What to do when an improper integral returns infinity-infinity

Question

I have to solve this following question:

Find the value(s) of the (real) constant C such that the following integral converges:

$$\int_0^\infty \left(\frac{x}{{x^2+1}} - \frac{C}{{3x+1}}\right) \, dx$$

However, when I integrate it, the end result is $$\lim_{{A \to \infty}} \frac{{\ln(A^2+1)}}{2} - \frac{{C \ln(3A+1)}}{3}$$

Which gives $\infty - C\infty$, which is indeterminate. What should I do in this case?

The only thing that came to my mind is that the expression may be rewritten as $$\frac{\ln(\infty)}{2} - \frac{C\ln(\infty)}{3}$$ so then if $C = \frac{3}{2}$ $$\frac{\ln(\infty)}{2} - \frac{\ln(\infty)}{2} = 0$$

Which in theory is the answer to the question, but I don't know if rewritting the equation as I did above is something that is allowable.

Thanks in advance for the help.

Answer 1

We have \begin{align} &\int_0^\infty\left(\frac{x}{{x^2+1}} - \frac{C}{{3x+1}}\right) \, dx\\ =&\ \ln\frac{(1+x^2)^{1/2}}{(3x+1)^{C/3}}\bigg|_0^{\infty} = \lim_{x\to\infty}\ln\frac{(1+x^2)^{1/2}}{(3x+1)^{C/3}}=\lim_{x\to\infty}\ln \frac{x^{1-\frac C3}}{3^{C/3}} \end{align} which is finite (converging) if $C=3$.

Answer 2

When you have an indeterminate form of the limit, all it means is that there is some arithmetic property of the limit that cannot be applied. In this case the property that

If $\lim f$ and $\lim g$ exist, then $\lim (f-g)=\lim f-\lim g$

What you do in those cases, is to determine the limit in some other way.
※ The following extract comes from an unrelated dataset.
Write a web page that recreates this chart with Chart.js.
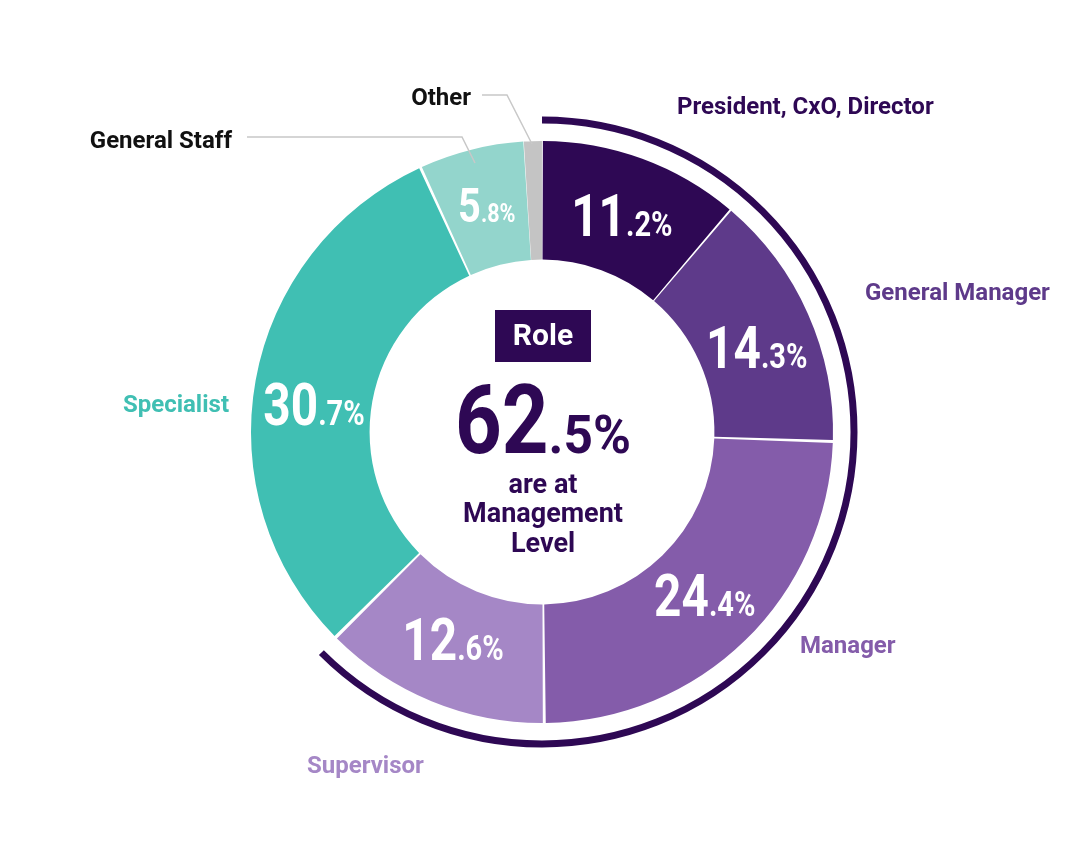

You need to make the operation in question (the $-$ in you case) cancel "all it can", such that the behavior of the result becomes apparent.

So, "compute" the difference.

$$\frac{\ln(A^2+1)}{2}-\frac{C\ln(3A+1)}{3}=\ln\left(\frac{(A^2+1)^{1/2}}{(3A+1)^{C/3}}\right)$$

Now, inside the logarithm, there is still an indeterminate case $\infty/\infty$.

To make the analysis simpler, consider the case $C=3$ first and divide numerator and denominator by $A$. We get

$$\ln\left(\frac{(1+1/A^2)^{1/2}}{(3+1/A)}\right)$$

Now the limit is apparent.

Try next the case $C\neq 3$.

Answer 3

In order to determine $C$ there is no need to use antiderivatives, The first function behaves like $1/x$ at $\infty.$ Therefore we should take $C$ so that the second function behaves like $1/x,$ i.e. $C=3.$ Next $$\left |{x\over x^2+1}-{3x\over 3x+1}\right |={2x\over (x^2+1)(3x+1)}\\ \le {1\over x^2},\quad x\ge 1$$ Therefore the integral is absolutely convergent.

If $C\neq 3$ then $${x\over x^2+1}-{Cx\over 3x+1}\\ =\left [{x\over x^2+1}-{3x\over 3x+1}\right ]+{3-C\over 3x+1}$$ The integral of the function in square brackets is absolutely convergent, while the integral of the remaining term is divergent.